╭─ DATA ROWS

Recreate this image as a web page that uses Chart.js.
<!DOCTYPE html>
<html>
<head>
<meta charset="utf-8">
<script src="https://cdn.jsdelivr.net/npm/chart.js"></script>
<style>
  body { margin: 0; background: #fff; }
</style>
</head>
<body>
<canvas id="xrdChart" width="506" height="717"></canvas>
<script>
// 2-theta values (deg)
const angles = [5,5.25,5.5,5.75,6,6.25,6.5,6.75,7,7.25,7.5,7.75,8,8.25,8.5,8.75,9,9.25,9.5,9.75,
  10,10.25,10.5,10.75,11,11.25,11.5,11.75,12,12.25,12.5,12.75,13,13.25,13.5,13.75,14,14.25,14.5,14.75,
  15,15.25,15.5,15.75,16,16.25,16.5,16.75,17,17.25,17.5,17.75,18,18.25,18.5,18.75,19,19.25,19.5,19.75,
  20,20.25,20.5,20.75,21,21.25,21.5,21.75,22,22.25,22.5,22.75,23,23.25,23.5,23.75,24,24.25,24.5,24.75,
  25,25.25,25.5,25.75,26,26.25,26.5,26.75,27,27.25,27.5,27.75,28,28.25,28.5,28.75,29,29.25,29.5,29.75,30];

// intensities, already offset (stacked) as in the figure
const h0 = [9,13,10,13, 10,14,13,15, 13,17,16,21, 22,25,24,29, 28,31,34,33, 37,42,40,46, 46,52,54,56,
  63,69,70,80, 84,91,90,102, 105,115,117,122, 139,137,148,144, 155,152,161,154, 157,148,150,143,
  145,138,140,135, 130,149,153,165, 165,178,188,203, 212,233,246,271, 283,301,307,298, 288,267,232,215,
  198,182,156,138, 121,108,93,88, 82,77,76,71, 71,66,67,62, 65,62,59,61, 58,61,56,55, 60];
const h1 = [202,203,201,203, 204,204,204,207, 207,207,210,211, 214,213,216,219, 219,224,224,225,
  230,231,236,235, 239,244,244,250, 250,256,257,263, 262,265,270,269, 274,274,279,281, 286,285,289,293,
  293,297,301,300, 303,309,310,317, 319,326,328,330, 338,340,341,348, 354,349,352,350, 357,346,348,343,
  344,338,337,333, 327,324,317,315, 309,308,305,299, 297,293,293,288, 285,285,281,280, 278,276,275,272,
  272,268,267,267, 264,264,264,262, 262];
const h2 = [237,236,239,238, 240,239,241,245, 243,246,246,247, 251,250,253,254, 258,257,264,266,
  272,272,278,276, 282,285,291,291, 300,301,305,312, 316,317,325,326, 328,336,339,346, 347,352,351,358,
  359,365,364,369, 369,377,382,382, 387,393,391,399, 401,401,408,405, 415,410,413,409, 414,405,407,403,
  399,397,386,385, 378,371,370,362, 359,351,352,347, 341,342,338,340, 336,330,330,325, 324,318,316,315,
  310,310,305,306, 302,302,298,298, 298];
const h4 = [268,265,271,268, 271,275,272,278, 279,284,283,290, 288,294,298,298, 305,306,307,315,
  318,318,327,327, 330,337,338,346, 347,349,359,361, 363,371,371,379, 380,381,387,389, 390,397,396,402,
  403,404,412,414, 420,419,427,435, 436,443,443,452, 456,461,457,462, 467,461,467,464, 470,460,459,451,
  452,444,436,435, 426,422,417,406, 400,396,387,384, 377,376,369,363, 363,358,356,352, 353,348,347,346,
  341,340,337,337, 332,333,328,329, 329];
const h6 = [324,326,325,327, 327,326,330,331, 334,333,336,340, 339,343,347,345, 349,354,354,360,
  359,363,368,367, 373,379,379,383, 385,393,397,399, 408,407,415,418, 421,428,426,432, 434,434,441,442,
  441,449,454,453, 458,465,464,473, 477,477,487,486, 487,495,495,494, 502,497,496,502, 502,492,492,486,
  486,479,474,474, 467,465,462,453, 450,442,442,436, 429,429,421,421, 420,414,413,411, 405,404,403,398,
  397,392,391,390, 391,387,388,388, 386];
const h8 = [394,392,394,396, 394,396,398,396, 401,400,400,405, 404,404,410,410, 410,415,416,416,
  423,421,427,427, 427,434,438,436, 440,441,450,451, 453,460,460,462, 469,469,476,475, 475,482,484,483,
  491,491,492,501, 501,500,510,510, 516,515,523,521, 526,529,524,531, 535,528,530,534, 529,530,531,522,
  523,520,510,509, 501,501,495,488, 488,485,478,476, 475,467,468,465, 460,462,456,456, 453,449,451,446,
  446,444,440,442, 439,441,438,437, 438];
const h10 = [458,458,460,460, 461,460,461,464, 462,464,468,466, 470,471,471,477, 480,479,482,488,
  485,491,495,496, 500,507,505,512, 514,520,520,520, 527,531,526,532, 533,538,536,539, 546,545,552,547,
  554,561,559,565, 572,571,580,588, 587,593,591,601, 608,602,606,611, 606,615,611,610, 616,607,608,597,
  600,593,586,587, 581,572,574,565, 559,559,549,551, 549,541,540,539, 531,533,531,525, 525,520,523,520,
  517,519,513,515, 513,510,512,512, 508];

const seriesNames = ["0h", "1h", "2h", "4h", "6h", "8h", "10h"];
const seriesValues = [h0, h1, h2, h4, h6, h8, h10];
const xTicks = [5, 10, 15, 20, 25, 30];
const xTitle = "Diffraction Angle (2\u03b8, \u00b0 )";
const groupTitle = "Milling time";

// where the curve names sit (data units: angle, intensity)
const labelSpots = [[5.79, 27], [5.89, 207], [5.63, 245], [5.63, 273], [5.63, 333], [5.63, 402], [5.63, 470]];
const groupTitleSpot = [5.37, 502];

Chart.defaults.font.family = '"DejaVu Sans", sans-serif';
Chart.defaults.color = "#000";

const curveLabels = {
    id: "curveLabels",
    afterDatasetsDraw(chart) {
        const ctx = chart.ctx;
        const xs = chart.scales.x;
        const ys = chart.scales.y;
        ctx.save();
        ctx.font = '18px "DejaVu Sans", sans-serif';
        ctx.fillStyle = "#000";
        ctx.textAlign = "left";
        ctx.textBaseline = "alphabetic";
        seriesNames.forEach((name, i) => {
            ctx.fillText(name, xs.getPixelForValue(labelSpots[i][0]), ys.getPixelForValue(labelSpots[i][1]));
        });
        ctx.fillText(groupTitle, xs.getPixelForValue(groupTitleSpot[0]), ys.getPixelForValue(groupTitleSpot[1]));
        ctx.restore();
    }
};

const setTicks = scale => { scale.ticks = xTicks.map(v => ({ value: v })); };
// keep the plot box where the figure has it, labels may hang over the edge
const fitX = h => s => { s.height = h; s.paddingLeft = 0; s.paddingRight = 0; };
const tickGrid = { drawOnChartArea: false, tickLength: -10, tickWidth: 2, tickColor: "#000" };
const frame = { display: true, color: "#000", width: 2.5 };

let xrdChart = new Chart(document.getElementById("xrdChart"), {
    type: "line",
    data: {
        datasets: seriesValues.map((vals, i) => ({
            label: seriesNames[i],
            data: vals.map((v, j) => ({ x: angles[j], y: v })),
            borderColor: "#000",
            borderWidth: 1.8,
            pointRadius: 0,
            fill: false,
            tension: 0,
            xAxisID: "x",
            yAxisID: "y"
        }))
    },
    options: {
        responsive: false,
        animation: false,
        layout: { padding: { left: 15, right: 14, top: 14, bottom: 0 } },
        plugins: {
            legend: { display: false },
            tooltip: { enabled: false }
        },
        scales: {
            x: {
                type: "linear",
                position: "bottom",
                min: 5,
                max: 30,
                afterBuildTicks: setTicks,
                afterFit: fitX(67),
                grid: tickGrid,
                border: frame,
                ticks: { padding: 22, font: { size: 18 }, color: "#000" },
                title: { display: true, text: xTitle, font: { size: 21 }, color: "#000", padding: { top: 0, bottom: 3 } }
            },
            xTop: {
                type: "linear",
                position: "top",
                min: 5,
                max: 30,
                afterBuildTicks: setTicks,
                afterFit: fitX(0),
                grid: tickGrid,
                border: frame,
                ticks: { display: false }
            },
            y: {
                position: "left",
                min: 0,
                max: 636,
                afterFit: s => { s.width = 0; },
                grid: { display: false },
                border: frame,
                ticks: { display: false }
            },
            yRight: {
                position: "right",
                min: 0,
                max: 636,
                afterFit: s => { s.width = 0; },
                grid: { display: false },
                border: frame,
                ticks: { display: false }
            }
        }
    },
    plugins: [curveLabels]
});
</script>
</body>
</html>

╰─
╭─ DATA ROWS

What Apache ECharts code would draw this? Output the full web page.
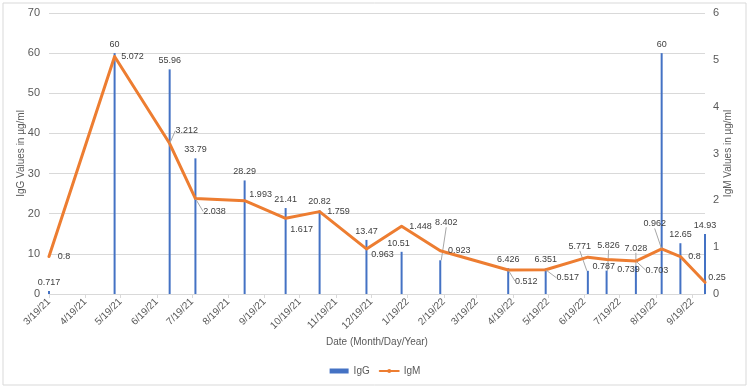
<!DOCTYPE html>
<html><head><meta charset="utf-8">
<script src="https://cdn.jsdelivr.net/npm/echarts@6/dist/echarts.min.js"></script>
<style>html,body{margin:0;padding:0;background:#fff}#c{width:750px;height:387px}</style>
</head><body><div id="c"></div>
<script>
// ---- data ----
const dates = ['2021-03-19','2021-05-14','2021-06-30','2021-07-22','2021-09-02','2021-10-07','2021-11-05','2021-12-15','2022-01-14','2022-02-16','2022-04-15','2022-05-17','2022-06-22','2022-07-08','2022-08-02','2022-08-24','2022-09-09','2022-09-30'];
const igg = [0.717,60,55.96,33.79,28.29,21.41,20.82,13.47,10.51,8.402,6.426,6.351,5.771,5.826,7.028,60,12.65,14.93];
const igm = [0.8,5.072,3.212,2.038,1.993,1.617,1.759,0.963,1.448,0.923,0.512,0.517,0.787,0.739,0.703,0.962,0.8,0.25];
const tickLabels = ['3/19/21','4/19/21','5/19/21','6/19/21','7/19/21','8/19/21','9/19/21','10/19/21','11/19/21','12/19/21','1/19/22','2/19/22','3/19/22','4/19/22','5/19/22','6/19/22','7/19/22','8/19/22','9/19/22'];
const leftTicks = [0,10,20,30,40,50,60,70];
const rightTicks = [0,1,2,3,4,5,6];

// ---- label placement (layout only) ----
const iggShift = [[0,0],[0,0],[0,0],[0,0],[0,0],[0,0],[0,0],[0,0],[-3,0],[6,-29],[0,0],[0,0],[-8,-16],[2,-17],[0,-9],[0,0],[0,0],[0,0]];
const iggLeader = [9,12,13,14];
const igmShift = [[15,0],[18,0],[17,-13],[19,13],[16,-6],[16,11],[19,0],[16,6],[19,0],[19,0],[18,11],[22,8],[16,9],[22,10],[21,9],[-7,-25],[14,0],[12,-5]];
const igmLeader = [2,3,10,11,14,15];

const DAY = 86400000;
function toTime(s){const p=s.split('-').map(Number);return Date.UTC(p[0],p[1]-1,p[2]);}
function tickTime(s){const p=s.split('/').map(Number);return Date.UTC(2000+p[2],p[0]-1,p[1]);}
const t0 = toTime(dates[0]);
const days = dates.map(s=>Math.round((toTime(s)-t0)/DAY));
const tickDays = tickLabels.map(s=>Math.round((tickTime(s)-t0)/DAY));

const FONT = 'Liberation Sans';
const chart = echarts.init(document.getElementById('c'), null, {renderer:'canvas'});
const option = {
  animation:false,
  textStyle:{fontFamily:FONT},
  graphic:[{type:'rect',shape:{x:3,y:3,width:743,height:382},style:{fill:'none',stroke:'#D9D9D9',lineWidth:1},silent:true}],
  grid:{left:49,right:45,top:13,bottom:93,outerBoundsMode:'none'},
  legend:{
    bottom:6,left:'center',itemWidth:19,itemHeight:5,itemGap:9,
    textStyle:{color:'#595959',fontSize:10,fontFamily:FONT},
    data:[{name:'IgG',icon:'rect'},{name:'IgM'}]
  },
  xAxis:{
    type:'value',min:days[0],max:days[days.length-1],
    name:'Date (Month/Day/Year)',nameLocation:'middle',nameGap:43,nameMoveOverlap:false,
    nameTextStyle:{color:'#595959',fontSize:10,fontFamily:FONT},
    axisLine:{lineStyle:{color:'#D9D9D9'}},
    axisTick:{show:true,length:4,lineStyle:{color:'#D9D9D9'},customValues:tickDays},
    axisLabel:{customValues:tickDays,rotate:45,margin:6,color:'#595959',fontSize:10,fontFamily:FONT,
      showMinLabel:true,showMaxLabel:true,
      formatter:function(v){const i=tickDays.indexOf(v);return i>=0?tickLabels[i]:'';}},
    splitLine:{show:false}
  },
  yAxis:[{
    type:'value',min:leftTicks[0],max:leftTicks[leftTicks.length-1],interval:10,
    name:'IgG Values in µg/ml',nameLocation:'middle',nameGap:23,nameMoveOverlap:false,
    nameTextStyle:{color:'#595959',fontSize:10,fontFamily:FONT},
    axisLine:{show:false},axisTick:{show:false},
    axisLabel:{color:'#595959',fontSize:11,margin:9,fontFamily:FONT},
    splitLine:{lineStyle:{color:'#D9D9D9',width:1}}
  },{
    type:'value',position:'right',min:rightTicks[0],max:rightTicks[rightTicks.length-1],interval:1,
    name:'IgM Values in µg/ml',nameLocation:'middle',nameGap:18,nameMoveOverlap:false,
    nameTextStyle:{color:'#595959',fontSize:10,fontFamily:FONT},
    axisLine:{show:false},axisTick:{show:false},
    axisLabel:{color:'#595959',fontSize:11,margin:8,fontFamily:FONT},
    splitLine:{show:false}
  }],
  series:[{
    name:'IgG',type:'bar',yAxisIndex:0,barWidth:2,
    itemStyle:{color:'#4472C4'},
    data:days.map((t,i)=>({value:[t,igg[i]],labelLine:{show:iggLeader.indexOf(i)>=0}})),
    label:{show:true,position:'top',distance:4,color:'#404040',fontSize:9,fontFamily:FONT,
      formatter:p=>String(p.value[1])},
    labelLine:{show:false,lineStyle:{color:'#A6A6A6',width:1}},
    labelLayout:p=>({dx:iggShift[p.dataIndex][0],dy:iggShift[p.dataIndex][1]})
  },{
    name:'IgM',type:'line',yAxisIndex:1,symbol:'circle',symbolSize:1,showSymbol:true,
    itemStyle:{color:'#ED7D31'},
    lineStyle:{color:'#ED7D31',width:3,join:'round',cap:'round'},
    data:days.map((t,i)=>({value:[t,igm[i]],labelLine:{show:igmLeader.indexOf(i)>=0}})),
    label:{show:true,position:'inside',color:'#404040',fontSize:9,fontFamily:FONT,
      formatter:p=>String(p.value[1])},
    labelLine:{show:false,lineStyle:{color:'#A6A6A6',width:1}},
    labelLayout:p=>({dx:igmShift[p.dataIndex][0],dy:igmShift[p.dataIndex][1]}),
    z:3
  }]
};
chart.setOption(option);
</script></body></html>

╰─
╭─ DATA ROWS

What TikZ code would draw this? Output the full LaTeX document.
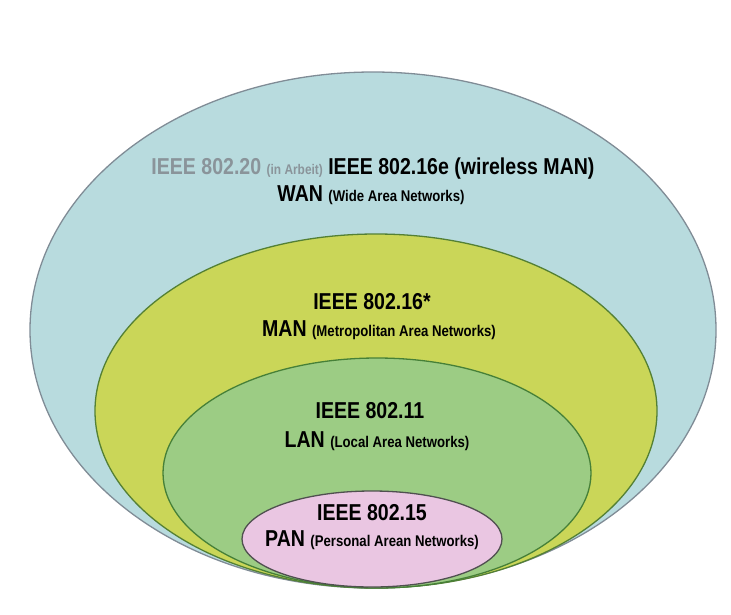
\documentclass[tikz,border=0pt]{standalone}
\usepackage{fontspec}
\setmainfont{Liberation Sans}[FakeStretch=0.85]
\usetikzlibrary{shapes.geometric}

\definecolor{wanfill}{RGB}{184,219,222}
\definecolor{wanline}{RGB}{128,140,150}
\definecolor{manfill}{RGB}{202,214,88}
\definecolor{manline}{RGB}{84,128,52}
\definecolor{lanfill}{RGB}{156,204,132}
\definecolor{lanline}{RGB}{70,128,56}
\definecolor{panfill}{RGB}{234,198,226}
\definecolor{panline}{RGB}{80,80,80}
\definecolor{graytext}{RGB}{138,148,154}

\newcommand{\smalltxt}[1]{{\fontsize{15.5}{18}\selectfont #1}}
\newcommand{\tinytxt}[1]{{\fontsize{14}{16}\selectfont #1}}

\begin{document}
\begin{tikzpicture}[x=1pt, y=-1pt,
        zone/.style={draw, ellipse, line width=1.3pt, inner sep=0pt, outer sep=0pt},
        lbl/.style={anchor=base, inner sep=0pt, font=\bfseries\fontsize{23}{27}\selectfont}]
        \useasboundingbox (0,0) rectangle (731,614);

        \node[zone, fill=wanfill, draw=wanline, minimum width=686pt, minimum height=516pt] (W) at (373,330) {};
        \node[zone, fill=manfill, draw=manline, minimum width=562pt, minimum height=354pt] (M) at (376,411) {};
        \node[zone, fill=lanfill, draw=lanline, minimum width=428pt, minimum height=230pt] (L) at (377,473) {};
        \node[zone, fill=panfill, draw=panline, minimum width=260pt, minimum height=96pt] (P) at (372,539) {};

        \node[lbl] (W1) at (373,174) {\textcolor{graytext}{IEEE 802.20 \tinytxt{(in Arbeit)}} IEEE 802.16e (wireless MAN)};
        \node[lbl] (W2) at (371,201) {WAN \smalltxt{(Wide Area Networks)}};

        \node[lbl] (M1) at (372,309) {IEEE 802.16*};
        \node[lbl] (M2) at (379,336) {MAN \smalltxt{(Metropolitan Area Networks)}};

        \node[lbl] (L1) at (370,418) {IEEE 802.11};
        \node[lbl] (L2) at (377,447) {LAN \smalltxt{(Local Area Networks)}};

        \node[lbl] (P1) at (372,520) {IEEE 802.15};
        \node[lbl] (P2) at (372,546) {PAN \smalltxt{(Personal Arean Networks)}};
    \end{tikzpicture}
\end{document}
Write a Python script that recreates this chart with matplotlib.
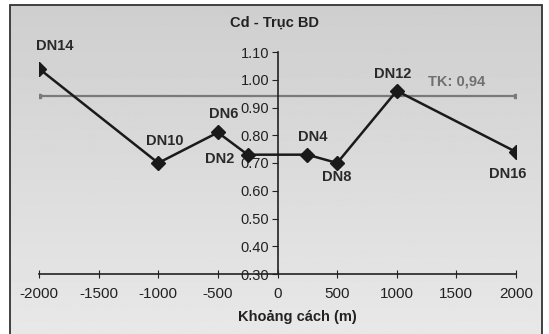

╰─

- THE EXERCISE: Print everything from the line with "What Apache ECharts" down to the line with "const rightTicks = [0,1,2,3,4,5,6];" in the entries above, both lines included and nothing more, without the pictures.

- TASK OUTPUT:
What Apache ECharts code would draw this? Output the full web page.
<!DOCTYPE html>
<html><head><meta charset="utf-8">
<script src="https://cdn.jsdelivr.net/npm/echarts@6/dist/echarts.min.js"></script>
<style>html,body{margin:0;padding:0;background:#fff}#c{width:750px;height:387px}</style>
</head><body><div id="c"></div>
<script>
// ---- data ----
const dates = ['2021-03-19','2021-05-14','2021-06-30','2021-07-22','2021-09-02','2021-10-07','2021-11-05','2021-12-15','2022-01-14','2022-02-16','2022-04-15','2022-05-17','2022-06-22','2022-07-08','2022-08-02','2022-08-24','2022-09-09','2022-09-30'];
const igg = [0.717,60,55.96,33.79,28.29,21.41,20.82,13.47,10.51,8.402,6.426,6.351,5.771,5.826,7.028,60,12.65,14.93];
const igm = [0.8,5.072,3.212,2.038,1.993,1.617,1.759,0.963,1.448,0.923,0.512,0.517,0.787,0.739,0.703,0.962,0.8,0.25];
const tickLabels = ['3/19/21','4/19/21','5/19/21','6/19/21','7/19/21','8/19/21','9/19/21','10/19/21','11/19/21','12/19/21','1/19/22','2/19/22','3/19/22','4/19/22','5/19/22','6/19/22','7/19/22','8/19/22','9/19/22'];
const leftTicks = [0,10,20,30,40,50,60,70];
const rightTicks = [0,1,2,3,4,5,6];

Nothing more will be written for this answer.